▶ [RAW RECORDS]
------------------------------------------------------------

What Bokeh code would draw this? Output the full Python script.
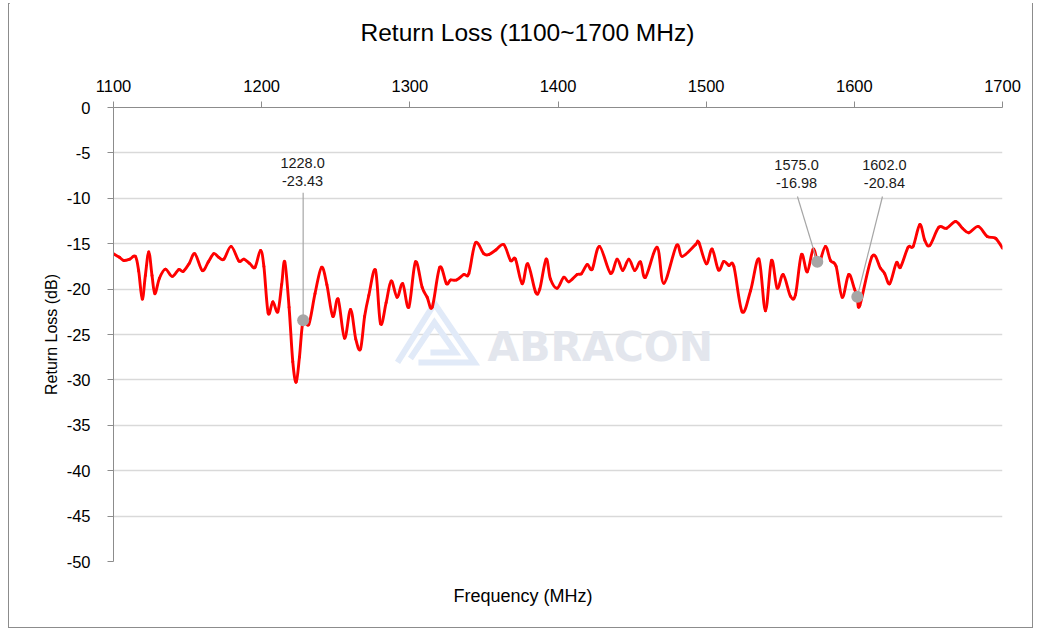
import numpy as np
from bokeh.plotting import figure
from bokeh.layouts import column
from bokeh.models import Range1d, FixedTicker, Title, ColumnDataSource
from bokeh.core.properties import value
from bokeh.embed import file_html
from bokeh.resources import INLINE

# ---- data ----
freq = [1100, 1104, 1107, 1111, 1114.8, 1117, 1119.4, 1121.5, 1123.8, 1126, 1127.9, 1131, 1135,
        1139.6, 1144, 1147, 1151, 1154.9, 1159.9, 1164, 1167.7, 1171, 1174.5, 1179.4, 1184.6,
        1188, 1192, 1195.5, 1199.2, 1201.5, 1204.4, 1207.5, 1210.9, 1213.5, 1215.6, 1218.5,
        1221, 1223.3, 1225.5, 1228, 1231.8, 1236, 1240.4, 1244, 1248, 1251.6, 1255.9, 1260,
        1263.5, 1266.7, 1269.5, 1272.3, 1276.8, 1280.2, 1284, 1287.4, 1291.4, 1295.2, 1299.3,
        1303.8, 1308.3, 1311.7, 1315.1, 1320.2, 1324.7, 1327.4, 1331.5, 1336.4, 1339.8, 1344.3,
        1349.9, 1353.3, 1358, 1363.4, 1368, 1371.3, 1375.8, 1379.6, 1384.8, 1387.7, 1392,
        1394.9, 1399.4, 1403.9, 1407.3, 1412.9, 1415.8, 1419.7, 1423.1, 1428, 1435.4, 1439.9,
        1443.7, 1447.8, 1451.8, 1455.7, 1459, 1466.9, 1471.4, 1480, 1483.8, 1492.8, 1495,
        1500.1, 1504, 1508.3, 1511.9, 1515.3, 1518.7, 1524.3, 1530, 1535.6, 1540, 1544.1,
        1547.9, 1552, 1556.9, 1560.3, 1564.3, 1568.2, 1572.2, 1575, 1576.5, 1580.5, 1583.9,
        1587.7, 1591.8, 1596.2, 1600.1, 1602, 1603.7, 1612, 1617.6, 1620.5, 1623.9, 1628.4,
        1631.1, 1636.3, 1639.7, 1644.2, 1647.5, 1650.9, 1657, 1662.2, 1668.3, 1673, 1677.3,
        1683.6, 1689.7, 1695.3, 1700]
return_loss = [-16.1, -16.5, -16.85, -16.7, -16.4, -18.0, -21.1, -18.5, -15.9, -18.5, -20.5, -18.8, -17.8,
               -18.6, -17.85, -18.05, -17.2, -16.1, -17.95, -17.0, -16.1, -16.5, -16.7, -15.3, -16.9,
               -16.7, -17.2, -17.6, -15.75, -17.5, -22.65, -21.4, -22.5, -19.5, -17.0, -22.0,
               -28.0, -30.25, -27.5, -23.43, -23.9, -20.5, -17.6, -19.5, -23.0, -21.1, -25.4, -22.25,
               -25.5, -26.6, -23.0, -20.7, -17.9, -23.8, -21.5, -19.1, -20.9, -19.4, -22.0,
               -17.0, -19.8, -20.9, -22.0, -17.6, -19.4, -19.0, -19.0, -18.4, -18.3, -14.9,
               -16.1, -16.2, -15.7, -15.1, -16.85, -16.7, -19.4, -17.2, -20.3, -20.0, -16.7,
               -18.9, -19.9, -18.7, -19.2, -18.4, -18.3, -17.3, -17.8, -15.3, -18.25, -16.7,
               -17.95, -16.7, -17.95, -17.0, -18.7, -15.4, -19.35, -15.2, -16.4, -15.1, -14.85,
               -17.2, -15.6, -17.9, -16.95, -17.4, -17.5, -22.5, -20.15, -16.7, -22.4, -16.85,
               -19.9, -18.4, -20.8, -20.6, -16.2, -18.1, -15.6, -16.98, -17.1, -15.3, -16.85,
               -17.5, -20.9, -18.4, -20.0, -20.84, -21.8, -16.4, -17.7, -18.3, -19.4, -17.1,
               -17.6, -15.4, -15.3, -12.9, -14.6, -15.2, -13.2, -13.3, -12.55, -13.3, -13.8,
               -13.1, -14.2, -14.4, -15.5]

x_ticks = [1100, 1200, 1300, 1400, 1500, 1600, 1700]
y_ticks = [0, -5, -10, -15, -20, -25, -30, -35, -40, -45, -50]

marker_freq = [1228.0, 1575.0, 1602.0]
marker_rl = [-23.43, -16.98, -20.84]
marker_text = ["1228.0\n-23.43", "1575.0\n-16.98", "1602.0\n-20.84"]
# callout text anchor (top of text block) and leader-line top end
callout_x = [1227.6, 1561.0, 1620.3]
callout_y = [-5.2, -5.4, -5.4]
leader_x = [1228.0, 1561.6, 1619.0]
leader_y = [-9.4, -9.8, -9.8]

FONT = "Liberation Sans"

p = figure(frame_width=889, frame_height=454,
           x_range=Range1d(1100, 1700), y_range=Range1d(-50, 0),
           x_axis_location="above", output_backend="svg", toolbar_location=None,
           min_border_left=104, min_border_right=30, min_border_top=122, min_border_bottom=66,
           title=None)
p.styles = {"margin-top": "-19px"}
p.background_fill_color = "white"
p.border_fill_color = "white"
p.outline_line_color = None

# axes
for ax, ticks in ((p.xaxis[0], x_ticks), (p.yaxis[0], y_ticks)):
    ax.ticker = FixedTicker(ticks=ticks)
    ax.major_label_overrides = {t: str(t) for t in ticks}
    ax.axis_line_color = "#8c8c8c"
    ax.major_tick_line_color = "#8c8c8c"
    ax.major_tick_out = 6
    ax.major_tick_in = 0
    ax.minor_tick_line_color = None
    ax.major_label_text_font = FONT
    ax.major_label_text_font_size = "16.5px"
    ax.major_label_text_color = "#000000"
p.xaxis.major_label_standoff = 10
p.yaxis.major_label_standoff = 17
p.yaxis.axis_label = "Return Loss (dB)"
p.yaxis.axis_label_text_font = FONT
p.yaxis.axis_label_text_font_size = "16px"
p.yaxis.axis_label_text_font_style = "normal"
p.yaxis.axis_label_text_color = "#000000"
p.yaxis.axis_label_standoff = 4

p.xgrid.visible = False
p.ygrid.ticker = FixedTicker(ticks=y_ticks)
p.ygrid.grid_line_color = "#d9d9d9"
p.ygrid.grid_line_width = 1.5

# watermark
logo_xs = [[1291.7, 1316.6, 1343.6, 1305.8], [1300.4, 1316.6, 1330.8, 1313.9]]
logo_ys = [[-28.08, -21.59, -28.08, -28.08], [-27.64, -23.68, -26.98, -26.98]]
p.multi_line(logo_xs, logo_ys, line_color="#e1eaf8", line_width=6, line_join="miter")
p.text(x=[1352.4], y=[-26.4], text=["ABRACON"], text_font=value("DejaVu Sans"),
       text_font_size="41px", text_font_style="bold", text_color="#e3e6ed",
       text_baseline="alphabetic", text_align="left")

# curve: smoothed line through the read points (Catmull-Rom as cubic Bezier segments)
fx = np.array(freq, dtype=float)
fy = np.array(return_loss, dtype=float)
px_prev = np.concatenate([[fx[0]], fx[:-2]])
py_prev = np.concatenate([[fy[0]], fy[:-2]])
px_next = np.concatenate([fx[2:], [fx[-1]]])
py_next = np.concatenate([fy[2:], [fy[-1]]])
seg = ColumnDataSource(dict(
    x0=fx[:-1], y0=fy[:-1], x1=fx[1:], y1=fy[1:],
    cx0=fx[:-1] + (fx[1:] - px_prev) / 6.0, cy0=fy[:-1] + (fy[1:] - py_prev) / 6.0,
    cx1=fx[1:] - (px_next - fx[:-1]) / 6.0, cy1=fy[1:] - (py_next - fy[:-1]) / 6.0,
))
p.bezier(x0="x0", y0="y0", x1="x1", y1="y1", cx0="cx0", cy0="cy0", cx1="cx1", cy1="cy1",
         source=seg, line_color="#ff0000", line_width=2.9, line_cap="round")

# callouts
p.segment(x0=leader_x, y0=leader_y, x1=marker_freq, y1=marker_rl, line_color="#a6a6a6", line_width=1.2)
p.scatter(marker_freq, marker_rl, size=12, fill_color="#a6a6a6", line_color=None)
p.text(x=callout_x, y=callout_y, text=marker_text, text_font=value(FONT), text_font_size="14.5px",
       text_color="#1a1a1a", text_align="center", text_baseline="top", text_line_height=1.15)

# title and x-axis label
p.add_layout(Title(text="Return Loss (1100~1700 MHz)", align="left", offset=247,
                   text_font=FONT, text_font_size="24.5px", text_font_style="normal",
                   text_color="#000000", standoff=62), "above")
p.add_layout(Title(text="Frequency (MHz)", align="left", offset=340,
                   text_font=FONT, text_font_size="18px", text_font_style="normal",
                   text_color="#000000", standoff=44), "below")

layout = column(p)
layout.styles = {"margin": "4px 0px 0px 9px", "outline": "1px solid #8c8c8c"}

open("out.html", "w").write(file_html(layout, INLINE))
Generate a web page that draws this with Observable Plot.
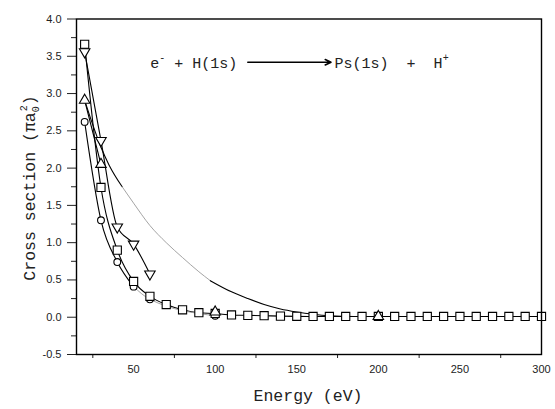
<!DOCTYPE html>
<html><head><meta charset="utf-8">
<script src="https://cdn.jsdelivr.net/npm/d3@7"></script>
<script src="https://cdn.jsdelivr.net/npm/@observablehq/plot@0.6"></script>
<style>html,body{margin:0;padding:0;background:#fff}svg{display:block}</style>
</head><body><div id="chart"></div>
<script>
// ---- data ----
const squareE = [20,30,40,50,60,70,80,90,100,110,120,130,140,150,160,170,180,190,200,210,220,230,240,250,260,270,280,290,300];
const squareS = [3.66,1.74,0.90,0.48,0.28,0.17,0.10,0.06,0.05,0.03,0.025,0.02,0.015,0.012,0.01,0.01,0.01,0.01,0.01,0.01,0.01,0.01,0.01,0.01,0.01,0.01,0.01,0.01,0.01];
const circleE = [20,30,40,50,60,100];
const circleS = [2.62,1.30,0.74,0.41,0.24,0.02];
const triUpE = [20,30,100,200];
const triUpS = [2.91,2.05,0.07,0.01];
const triDownE = [20,30,40,50,60];
const triDownS = [3.56,2.37,1.21,0.98,0.58];
const theoryE = [20,25,30,35,43,50,60,70,80,90,97,110,120,130,140,150,160,170,185,200];
const theoryS = [2.91,2.58,2.28,2.04,1.75,1.53,1.23,1.00,0.80,0.61,0.49,0.34,0.25,0.17,0.11,0.07,0.04,0.02,0.01,0.01];
const xTicks = [50,100,150,200,250,300];
const xMinor = [25,75,125,175,225,275];
const yTicks = [-0.5,0,0.5,1,1.5,2,2.5,3,3.5,4];
const yMinor = [-0.25,0.25,0.75,1.25,1.75,2.25,2.75,3.25,3.75];
const arrowFrom = [120, 3.42];
const arrowTo = [171, 3.42];
const leftText = {e: 60.5, s: 3.33};
const rightText = {e: 173.5, s: 3.33};

// ---- helpers ----
const rows = (E, S) => E.map((e, i) => ({e, s: S[i]}));
const slice = (E, S, a, b) => rows(E.slice(a, b + 1), S.slice(a, b + 1));
const mono = "'Courier New',Courier,'Nimbus Mono PS','FreeMono','Liberation Mono',monospace";
const triangleDown = {
  draw(ctx, size) {
    const y = Math.sqrt(size / (Math.sqrt(3) * 3));
    ctx.moveTo(0, 2 * y);
    ctx.lineTo(Math.sqrt(3) * y, -y);
    ctx.lineTo(-Math.sqrt(3) * y, -y);
    ctx.closePath();
  }
};
const black = {x: "e", y: "s", stroke: "#000", strokeWidth: 1.1, curve: "monotone-x"};
const gray = {x: "e", y: "s", stroke: "#9a9a9a", strokeWidth: 0.9, curve: "monotone-x"};
const dotStyle = {x: "e", y: "s", fill: "#fff", stroke: "#000", strokeWidth: 1.1};

const plot = Plot.plot({
  width: 555, height: 409,
  marginLeft: 76, marginRight: 14, marginTop: 18.5, marginBottom: 55,
  x: {domain: [15, 300]},
  y: {domain: [-0.5, 4]},
  style: {fontFamily: "'Liberation Sans',Arial,sans-serif", fontSize: "11px", color: "#222", background: "#fff"},
  marks: [
    Plot.axisY({ticks: yTicks, tickFormat: d => d.toFixed(1), tickSize: 9, tickPadding: 6, label: null, fontSize: 11}),
    Plot.axisY({ticks: yMinor, tickFormat: () => "", tickSize: 5, label: null}),
    Plot.axisX({ticks: xTicks, tickFormat: d => String(d), tickSize: 0, tickPadding: 11, label: null, fontSize: 11}),
    Plot.axisX({ticks: xMinor, tickFormat: () => "", tickSize: 4, label: null}),
    // theory curve
    Plot.line(slice(theoryE, theoryS, 0, 4), black),
    Plot.line(slice(theoryE, theoryS, 4, 10), gray),
    Plot.line(slice(theoryE, theoryS, 10, theoryE.length - 1), black),
    // connected series
    Plot.line(rows(squareE, squareS), black),
    Plot.line(slice(circleE, circleS, 0, 3), black),
    Plot.line(slice(circleE, circleS, 3, circleE.length - 1), gray),
    Plot.line(slice(triUpE, triUpS, 0, 1), black),
    Plot.line(rows(triDownE, triDownS), black),
    // markers
    Plot.dot(rows(circleE, circleS), {...dotStyle, symbol: "circle", r: 3.4}),
    Plot.dot(rows(squareE, squareS), {...dotStyle, symbol: "square", r: 4.6}),
    Plot.dot(rows(triUpE, triUpS), {...dotStyle, symbol: "triangle", r: 3.9}),
    Plot.dot(rows(triDownE, triDownS), {...dotStyle, symbol: triangleDown, r: 3.9}),
    // reaction arrow
    Plot.arrow([{x1: arrowFrom[0], y1: arrowFrom[1], x2: arrowTo[0], y2: arrowTo[1]}],
      {x1: "x1", y1: "y1", x2: "x2", y2: "y2", stroke: "#000", strokeWidth: 1.6, headLength: 6, headAngle: 50}),
    Plot.frame({stroke: "#000", strokeWidth: 1.4})
  ]
});

document.getElementById("chart").appendChild(plot);
const svg = d3.select(plot);
const xs = plot.scale("x"), ys = plot.scale("y");

// reaction text
function reaction(x, y, parts) {
  const t = svg.append("text").attr("x", x).attr("y", y).attr("text-anchor", "start")
    .attr("font-family", mono).attr("font-size", 15).attr("fill", "#222")
    .style("white-space", "pre");
  for (const [str, kind] of parts) {
    const sp = t.append("tspan").text(str);
    if (kind === "sup") sp.attr("font-size", 10).attr("dy", -7);
    if (kind === "back") sp.attr("dy", 7);
  }
}
reaction(xs.apply(leftText.e), ys.apply(leftText.s), [["e"], ["-", "sup"], [" + H(1s)", "back"]]);
reaction(xs.apply(rightText.e), ys.apply(rightText.s), [["Ps(1s)  +  H"], ["+", "sup"]]);

// axis titles
svg.append("text").attr("x", 308).attr("y", 401).attr("text-anchor", "middle")
  .attr("font-family", mono).attr("font-size", 16.5).attr("fill", "#222").text("Energy (eV)");
const yt = svg.append("text").attr("transform", "translate(35,188) rotate(-90)").attr("text-anchor", "middle")
  .attr("font-family", mono).attr("font-size", 16.5).attr("fill", "#222").style("white-space", "pre");
yt.append("tspan").text("Cross section (\u03c0a");
yt.append("tspan").text("0").attr("font-size", 10).attr("dy", 4);
yt.append("tspan").text("2").attr("font-size", 10).attr("dy", -12).attr("dx", -5);
yt.append("tspan").text(")").attr("dy", 8);
</script>
</body></html>
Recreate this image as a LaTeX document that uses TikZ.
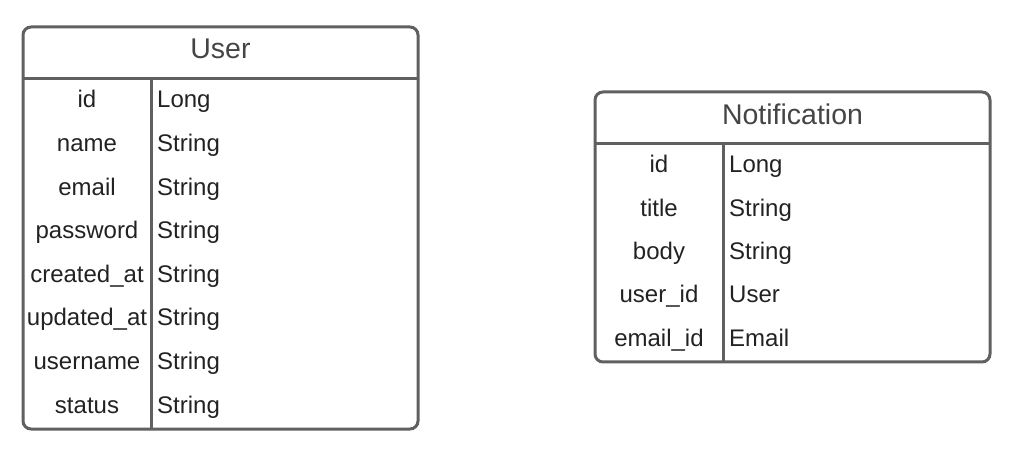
\documentclass[tikz,border=0pt]{standalone}
\usepackage{fontspec}
\setmainfont{Liberation Sans}
\usetikzlibrary{calc}
\definecolor{framegray}{HTML}{606060}
\definecolor{headgray}{HTML}{454545}
\definecolor{fieldgray}{HTML}{222222}

\begin{document}
\begin{tikzpicture}[x=1pt,y=-1pt,
    frame/.style={draw=framegray,line width=3pt,rounded corners=8pt},
    rule/.style={draw=framegray,line width=3pt},
    title/.style={font=\fontsize{28.5}{28.5}\selectfont,text=headgray,inner sep=0pt,anchor=base},
    field/.style={font=\fontsize{24}{24}\selectfont,text=fieldgray,inner sep=0pt,anchor=base},
    ftype/.style={field,anchor=base west}]
    \useasboundingbox (0,0) rectangle (1023,454);

    % User table
    \draw[frame] (23,27) rectangle (418,429);
    \draw[rule] (23,79) -- (418,79);
    \draw[rule] (151,79) -- (151,429);
    \node[title] (user) at (220.5,59) {User};
    \foreach \fname/\ftype [count=\i from 0] in {id/Long,name/String,email/String,
        password/String,created\_at/String,updated\_at/String,username/String,status/String}{
      \node[field] (user-f\i) at (87,{108+43.6*\i}) {\fname};
      \node[ftype] (user-t\i) at (157,{108+43.6*\i}) {\ftype};
    }

    % Notification table
    \draw[frame] (595,92) rectangle (990,362);
    \draw[rule] (595,144) -- (990,144);
    \draw[rule] (723,144) -- (723,362);
    \node[title] (notification) at (792.5,125) {Notification};
    \foreach \fname/\ftype [count=\i from 0] in {id/Long,title/String,body/String,
        user\_id/User,email\_id/Email}{
      \node[field] (notification-f\i) at (659,{173+43.3*\i}) {\fname};
      \node[ftype] (notification-t\i) at (729,{173+43.3*\i}) {\ftype};
    }
\end{tikzpicture}
\end{document}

------------------------------------------------------------

Please reproduce, word for word, every line from the first line of the records above through the line containing "from bokeh.resources import INLINE", and leave out the pictures.

What Bokeh code would draw this? Output the full Python script.
import numpy as np
from bokeh.plotting import figure
from bokeh.layouts import column
from bokeh.models import Range1d, FixedTicker, Title, ColumnDataSource
from bokeh.core.properties import value
from bokeh.embed import file_html
from bokeh.resources import INLINE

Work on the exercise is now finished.